======== Information provided ========
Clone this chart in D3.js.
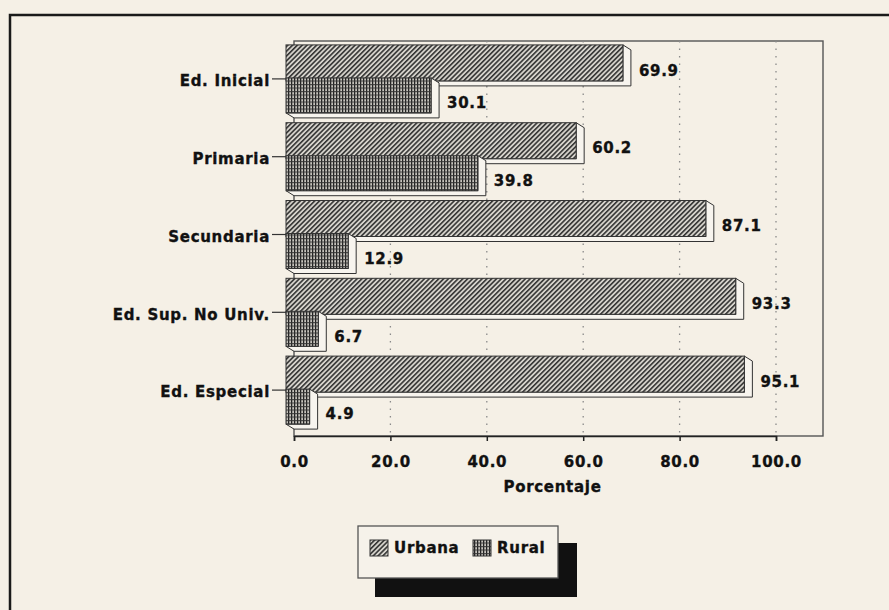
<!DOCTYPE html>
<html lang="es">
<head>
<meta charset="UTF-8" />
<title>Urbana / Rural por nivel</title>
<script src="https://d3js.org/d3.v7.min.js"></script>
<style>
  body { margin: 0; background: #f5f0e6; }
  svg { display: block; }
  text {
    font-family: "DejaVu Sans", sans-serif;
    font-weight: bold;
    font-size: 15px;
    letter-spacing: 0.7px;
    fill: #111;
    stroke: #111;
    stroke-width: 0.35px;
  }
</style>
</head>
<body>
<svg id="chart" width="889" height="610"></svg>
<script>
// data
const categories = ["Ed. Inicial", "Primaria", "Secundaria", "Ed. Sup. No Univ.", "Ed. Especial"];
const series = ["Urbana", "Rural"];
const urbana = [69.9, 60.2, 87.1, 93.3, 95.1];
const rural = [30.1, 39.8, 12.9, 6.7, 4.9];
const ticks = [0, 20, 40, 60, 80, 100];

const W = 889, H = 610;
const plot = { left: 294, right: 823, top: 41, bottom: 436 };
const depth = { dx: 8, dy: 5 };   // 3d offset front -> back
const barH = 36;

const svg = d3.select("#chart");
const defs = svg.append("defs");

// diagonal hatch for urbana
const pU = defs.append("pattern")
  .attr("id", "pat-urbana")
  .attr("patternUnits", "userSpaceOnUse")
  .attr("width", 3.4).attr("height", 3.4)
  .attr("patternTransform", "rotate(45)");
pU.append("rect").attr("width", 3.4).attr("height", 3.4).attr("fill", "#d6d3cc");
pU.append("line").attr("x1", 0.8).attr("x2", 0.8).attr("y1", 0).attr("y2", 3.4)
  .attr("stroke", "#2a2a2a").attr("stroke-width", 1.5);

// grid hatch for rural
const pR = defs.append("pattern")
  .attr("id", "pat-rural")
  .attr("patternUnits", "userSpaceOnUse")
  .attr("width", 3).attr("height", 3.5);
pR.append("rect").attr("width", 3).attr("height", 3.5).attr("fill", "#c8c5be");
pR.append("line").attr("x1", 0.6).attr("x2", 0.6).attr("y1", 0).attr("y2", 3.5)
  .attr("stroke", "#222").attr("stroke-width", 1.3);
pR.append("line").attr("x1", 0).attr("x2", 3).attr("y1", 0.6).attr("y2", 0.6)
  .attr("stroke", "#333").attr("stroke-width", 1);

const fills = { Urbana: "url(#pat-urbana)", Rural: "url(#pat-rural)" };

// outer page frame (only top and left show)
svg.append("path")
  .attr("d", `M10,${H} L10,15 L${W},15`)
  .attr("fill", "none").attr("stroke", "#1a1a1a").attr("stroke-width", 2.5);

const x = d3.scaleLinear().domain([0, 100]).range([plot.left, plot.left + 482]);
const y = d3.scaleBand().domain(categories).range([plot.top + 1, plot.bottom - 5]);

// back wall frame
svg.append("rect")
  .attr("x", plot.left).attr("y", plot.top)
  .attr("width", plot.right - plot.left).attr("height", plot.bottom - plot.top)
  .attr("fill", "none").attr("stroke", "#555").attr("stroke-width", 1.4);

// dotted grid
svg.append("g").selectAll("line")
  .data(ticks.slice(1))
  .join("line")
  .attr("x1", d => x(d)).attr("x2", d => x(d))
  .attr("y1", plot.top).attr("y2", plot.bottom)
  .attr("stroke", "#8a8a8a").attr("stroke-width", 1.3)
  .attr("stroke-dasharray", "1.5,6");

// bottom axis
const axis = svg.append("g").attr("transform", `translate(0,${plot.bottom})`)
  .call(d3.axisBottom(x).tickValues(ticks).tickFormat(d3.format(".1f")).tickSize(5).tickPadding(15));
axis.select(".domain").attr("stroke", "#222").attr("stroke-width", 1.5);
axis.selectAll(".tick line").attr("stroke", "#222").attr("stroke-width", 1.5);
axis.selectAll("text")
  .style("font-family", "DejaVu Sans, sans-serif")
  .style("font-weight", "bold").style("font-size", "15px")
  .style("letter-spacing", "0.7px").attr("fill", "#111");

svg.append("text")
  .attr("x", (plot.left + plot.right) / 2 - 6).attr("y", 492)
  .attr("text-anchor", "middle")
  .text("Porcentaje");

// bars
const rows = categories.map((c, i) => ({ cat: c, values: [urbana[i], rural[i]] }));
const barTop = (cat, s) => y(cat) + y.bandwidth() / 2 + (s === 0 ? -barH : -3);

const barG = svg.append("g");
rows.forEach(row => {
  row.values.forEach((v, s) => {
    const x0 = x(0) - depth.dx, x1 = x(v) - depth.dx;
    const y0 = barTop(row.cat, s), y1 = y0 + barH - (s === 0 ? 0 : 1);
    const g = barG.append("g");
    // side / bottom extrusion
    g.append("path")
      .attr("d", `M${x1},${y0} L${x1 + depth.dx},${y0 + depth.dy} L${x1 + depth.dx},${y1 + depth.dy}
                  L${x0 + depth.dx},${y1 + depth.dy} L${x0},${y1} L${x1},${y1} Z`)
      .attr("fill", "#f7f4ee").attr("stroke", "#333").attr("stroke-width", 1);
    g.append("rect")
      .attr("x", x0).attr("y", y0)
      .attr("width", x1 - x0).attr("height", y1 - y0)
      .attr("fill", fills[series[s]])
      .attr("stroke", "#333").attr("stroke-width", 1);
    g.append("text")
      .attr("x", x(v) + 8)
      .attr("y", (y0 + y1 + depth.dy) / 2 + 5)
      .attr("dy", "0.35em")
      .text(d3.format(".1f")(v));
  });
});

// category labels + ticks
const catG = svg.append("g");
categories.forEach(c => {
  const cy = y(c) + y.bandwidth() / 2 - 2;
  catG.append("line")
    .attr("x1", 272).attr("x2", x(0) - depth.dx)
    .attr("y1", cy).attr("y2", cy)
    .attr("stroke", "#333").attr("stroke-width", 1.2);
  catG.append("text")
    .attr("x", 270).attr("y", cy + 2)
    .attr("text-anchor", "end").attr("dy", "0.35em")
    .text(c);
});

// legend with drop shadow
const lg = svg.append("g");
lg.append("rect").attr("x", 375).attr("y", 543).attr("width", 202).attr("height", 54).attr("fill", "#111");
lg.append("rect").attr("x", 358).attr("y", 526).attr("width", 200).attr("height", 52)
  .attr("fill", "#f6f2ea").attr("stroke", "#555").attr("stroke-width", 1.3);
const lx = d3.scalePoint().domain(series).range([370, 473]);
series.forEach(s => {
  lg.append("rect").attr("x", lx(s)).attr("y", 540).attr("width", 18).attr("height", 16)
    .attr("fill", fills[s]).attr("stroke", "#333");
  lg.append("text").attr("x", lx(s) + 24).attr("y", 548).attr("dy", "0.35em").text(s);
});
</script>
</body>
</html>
========
**What you are asked to do**
Find and copy each line above that includes the string "chart".

**Complete answer**
Clone this chart in D3.js.
<svg id="chart" width="889" height="610"></svg>
const svg = d3.select("#chart");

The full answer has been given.